Os principais atores desta estrutura são os bancos e os chamados investidores institucionais. Gente que no passado formavam a antiga elite oligárquica e escravocrata brasileira e que hoje são os maiores investidores nos fundos de pensão, fundos de investimentos, fundos especulativos etc. Na atual conjuntura, isto nos permite compreender a lógica especulativa do capitalismo contemporâneo que em sua totalidade, não tem limites.

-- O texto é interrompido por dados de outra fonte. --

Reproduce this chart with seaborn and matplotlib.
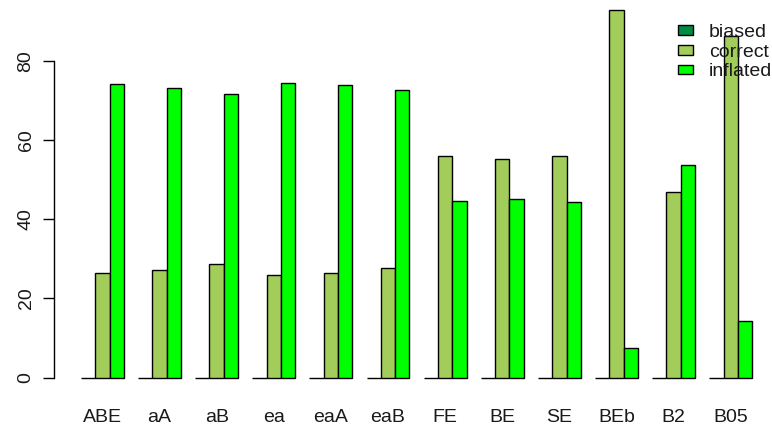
import matplotlib
matplotlib.use("Agg")
import matplotlib.pyplot as plt
import seaborn as sns
import pandas as pd

methods = ["ABE", "aA", "aB", "ea", "eaA", "eaB", "FE", "BE", "SE", "BEb", "B2", "B05"]
outcomes = ["biased", "correct", "inflated"]
biased = [0, 0, 0, 0, 0, 0, 0, 0, 0, 0, 0, 0]
correct = [26.4, 27.1, 28.6, 25.8, 26.4, 27.6, 55.9, 55.2, 55.9, 92.7, 46.8, 86.2]
inflated = [74.1, 73.2, 71.7, 74.4, 73.8, 72.5, 44.6, 45.2, 44.4, 7.6, 53.8, 14.2]
colors = ["#008B45", "#A2CD5A", "#00FF00"]
yticks = [0, 20, 40, 60, 80]

df = pd.DataFrame({
    "method": methods * 3,
    "outcome": [o for o in outcomes for _ in methods],
    "pct": biased + correct + inflated,
})

sns.set_style("white")
plt.rcParams["font.family"] = ["Liberation Sans", "DejaVu Sans"]

W, H = 772, 430
fig = plt.figure(figsize=(W / 100, H / 100), dpi=100)
ax = fig.add_axes([54 / W, 0.0874, (779 - 54) / W, 0.9226])

sns.barplot(data=df, x="method", y="pct", hue="outcome", order=methods,
            hue_order=outcomes, palette=colors, saturation=1, width=0.75,
            edgecolor="black", linewidth=1, legend=False, ax=ax)

top = max(correct + inflated)
ax.set_ylim(-0.04 * top, 1.04 * top)
ax.set_xlim(-0.847, 11.845)

for s in ["top", "right", "bottom"]:
    ax.spines[s].set_visible(False)
ax.spines["left"].set_bounds(0, 80)
ax.spines["left"].set_color("black")
ax.spines["left"].set_linewidth(1)

ax.set_yticks(yticks)
ax.set_yticklabels([str(t) for t in yticks], rotation=90, va="center")
ax.tick_params(axis="y", left=True, length=8, width=1, color="black",
               labelsize=14, pad=6, labelcolor="#1a1a1a")
ax.tick_params(axis="x", bottom=False, length=0, labelsize=14, pad=12,
               labelcolor="#1a1a1a")
ax.set_xlabel("")
ax.set_ylabel("")

ax.legend(ax.containers, outcomes, loc="upper left",
          bbox_to_anchor=(678 / W, 1 - 24 / H), bbox_transform=fig.transFigure,
          frameon=False, borderpad=0, borderaxespad=0, fontsize=14,
          handlelength=0.77, handleheight=0.41, handletextpad=0.82,
          labelspacing=0.14, labelcolor="#1a1a1a")

fig.savefig("out.png", dpi=100)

[2] Para o sociólogo francês Pierre Bourdieu, numa sociedade de classes a cultura é considerada uma moeda que as classes dominantes utilizam para perpetuar as diferenças. Ou seja, a cultura se transforma em um instrumento de dominação. Diferente de alguns capitais que podemos acumular, o capital cultural acumulamos na educação, por meio dos conhecimentos apreendidos em geral.
O processo de acumulação do capital cultural se inicia na infância com os pais incentivando o hábito da leitura em seus filhos dedes pequenos. Assim, seus filhos saem em vantagem, já que tiveram contato com a literatura desde cedo. Então, segundo o sociólogo, o ensino não é transmitido da mesma forma para todos os alunos como a escola faz parecer. Os alunos dás classes sociais mais favorecidas têm em seus processos de aprendizagem uma certa vantagem em relação aos das classes menos favorecidas. Pois frequentam museus, cinemas, exposições de artes, saberes e informações que são acessíveis.
Nesse sentido, a classe dominante impõe a classe dominada sua própria cultura. Bourdieu chamou esse fenômeno de arbitrário cultural dominante. Ou seja, uma cultura se impondo sobre outra.